* Written exercise
Carry none of the pictures over; write out the complete data exactly.

* Stored data
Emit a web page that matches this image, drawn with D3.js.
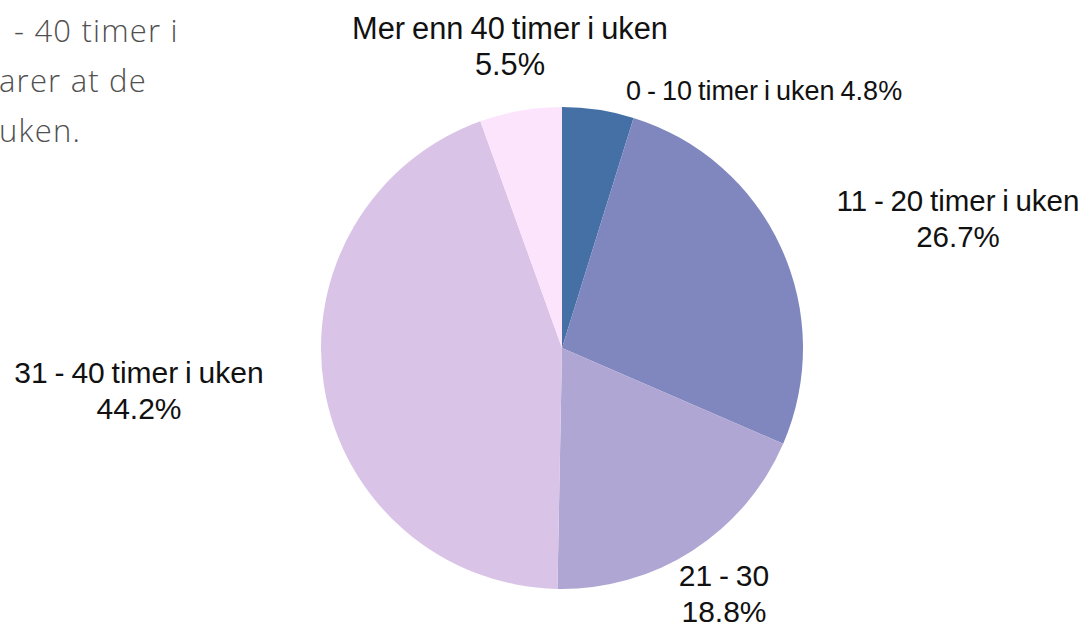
<!DOCTYPE html>
<html>
<head>
<meta charset="utf-8">
<script src="https://cdn.jsdelivr.net/npm/d3@7"></script>
<style>
  body { margin: 0; background: #fff; overflow: hidden; }
  svg { display: block; }
</style>
</head>
<body>
<script>
const categories = ["0 - 10 timer i uken", "11 - 20 timer i uken", "21 - 30", "31 - 40 timer i uken", "Mer enn 40 timer i uken"];
const shares = [4.8, 26.7, 18.8, 44.2, 5.5];
const colors = ["#4470a6", "#7f87be", "#afa6d3", "#d9c3e6", "#fde4fd"];
const introLines = ["- 40 timer i", "arer at de", "uken."];

const w = 1086;
const h = 624;
const cx = 562, cy = 348, radius = 241;

// label anchors, relative to pie centre (one per slice)
const labelAt = [
  { dx: 64, dy: -248, inline: true, anchor: "start", size: 27 },
  { dx: 396, dy: -137, size: 29.5 },
  { dx: 162, dy: 238, size: 30 },
  { dx: -423, dy: 35, size: 30 },
  { dx: -52, dy: -309, size: 30.8 }
];

const svg = d3.select("body")
  .append("svg")
  .attr("width", w)
  .attr("height", h);

// intro text, cut at the left edge
svg.append("g")
  .selectAll("text")
  .data(introLines)
  .enter().append("text")
  .attr("x", (d, i) => i === 0 ? 14 : -1)
  .attr("y", (d, i) => 42 + i * 50)
  .attr("font-family", "'Open Sans', sans-serif")
  .attr("font-weight", 300)
  .attr("font-size", 31)
  .attr("letter-spacing", 1.2)
  .attr("fill", "#505050")
  .text(d => d);

const pie = d3.pie().sort(null).value(d => d);
const arc = d3.arc().innerRadius(0).outerRadius(radius);

const g = svg.append("g")
  .attr("transform", `translate(${cx},${cy})`);

g.selectAll("path")
  .data(pie(shares))
  .enter().append("path")
  .attr("d", arc)
  .attr("fill", (d, i) => colors[i]);

const labels = g.selectAll("text")
  .data(pie(shares))
  .enter().append("text")
  .attr("font-family", "'Liberation Sans', Arial, sans-serif")
  .attr("font-size", (d, i) => labelAt[i].size)
  .attr("word-spacing", -1.5)
  .attr("fill", "#111")
  .attr("text-anchor", (d, i) => labelAt[i].anchor || "middle")
  .attr("transform", (d, i) => `translate(${labelAt[i].dx},${labelAt[i].dy})`);

labels.each(function(d, i) {
  const t = d3.select(this);
  const pct = d3.format(".1f")(shares[i]) + "%";
  if (labelAt[i].inline) {
    t.append("tspan").attr("x", 0).attr("y", 0).text(categories[i] + " " + pct);
  } else {
    t.append("tspan").attr("x", 0).attr("y", 0).text(categories[i]);
    t.append("tspan").attr("x", 0).attr("y", 36).text(pct);
  }
});
</script>
</body>
</html>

* Exercise answer
Emit a web page that matches this image, drawn with D3.js.
<!DOCTYPE html>
<html>
<head>
<meta charset="utf-8">
<script src="https://cdn.jsdelivr.net/npm/d3@7"></script>
<style>
  body { margin: 0; background: #fff; overflow: hidden; }
  svg { display: block; }
</style>
</head>
<body>
<script>
const categories = ["0 - 10 timer i uken", "11 - 20 timer i uken", "21 - 30", "31 - 40 timer i uken", "Mer enn 40 timer i uken"];
const shares = [4.8, 26.7, 18.8, 44.2, 5.5];
const colors = ["#4470a6", "#7f87be", "#afa6d3", "#d9c3e6", "#fde4fd"];
const introLines = ["- 40 timer i", "arer at de", "uken."];

const w = 1086;
const h = 624;
const cx = 562, cy = 348, radius = 241;

// label anchors, relative to pie centre (one per slice)
const labelAt = [
  { dx: 64, dy: -248, inline: true, anchor: "start", size: 27 },
  { dx: 396, dy: -137, size: 29.5 },
  { dx: 162, dy: 238, size: 30 },
  { dx: -423, dy: 35, size: 30 },
  { dx: -52, dy: -309, size: 30.8 }
];

const svg = d3.select("body")
  .append("svg")
  .attr("width", w)
  .attr("height", h);

// intro text, cut at the left edge
svg.append("g")
  .selectAll("text")
  .data(introLines)
  .enter().append("text")
  .attr("x", (d, i) => i === 0 ? 14 : -1)
  .attr("y", (d, i) => 42 + i * 50)
  .attr("font-family", "'Open Sans', sans-serif")
  .attr("font-weight", 300)
  .attr("font-size", 31)
  .attr("letter-spacing", 1.2)
  .attr("fill", "#505050")
  .text(d => d);

const pie = d3.pie().sort(null).value(d => d);
const arc = d3.arc().innerRadius(0).outerRadius(radius);

const g = svg.append("g")
  .attr("transform", `translate(${cx},${cy})`);

g.selectAll("path")
  .data(pie(shares))
  .enter().append("path")
  .attr("d", arc)
  .attr("fill", (d, i) => colors[i]);

const labels = g.selectAll("text")
  .data(pie(shares))
  .enter().append("text")
  .attr("font-family", "'Liberation Sans', Arial, sans-serif")
  .attr("font-size", (d, i) => labelAt[i].size)
  .attr("word-spacing", -1.5)
  .attr("fill", "#111")
  .attr("text-anchor", (d, i) => labelAt[i].anchor || "middle")
  .attr("transform", (d, i) => `translate(${labelAt[i].dx},${labelAt[i].dy})`);

labels.each(function(d, i) {
  const t = d3.select(this);
  const pct = d3.format(".1f")(shares[i]) + "%";
  if (labelAt[i].inline) {
    t.append("tspan").attr("x", 0).attr("y", 0).text(categories[i] + " " + pct);
  } else {
    t.append("tspan").attr("x", 0).attr("y", 0).text(categories[i]);
    t.append("tspan").attr("x", 0).attr("y", 36).text(pct);
  }
});
</script>
</body>
</html>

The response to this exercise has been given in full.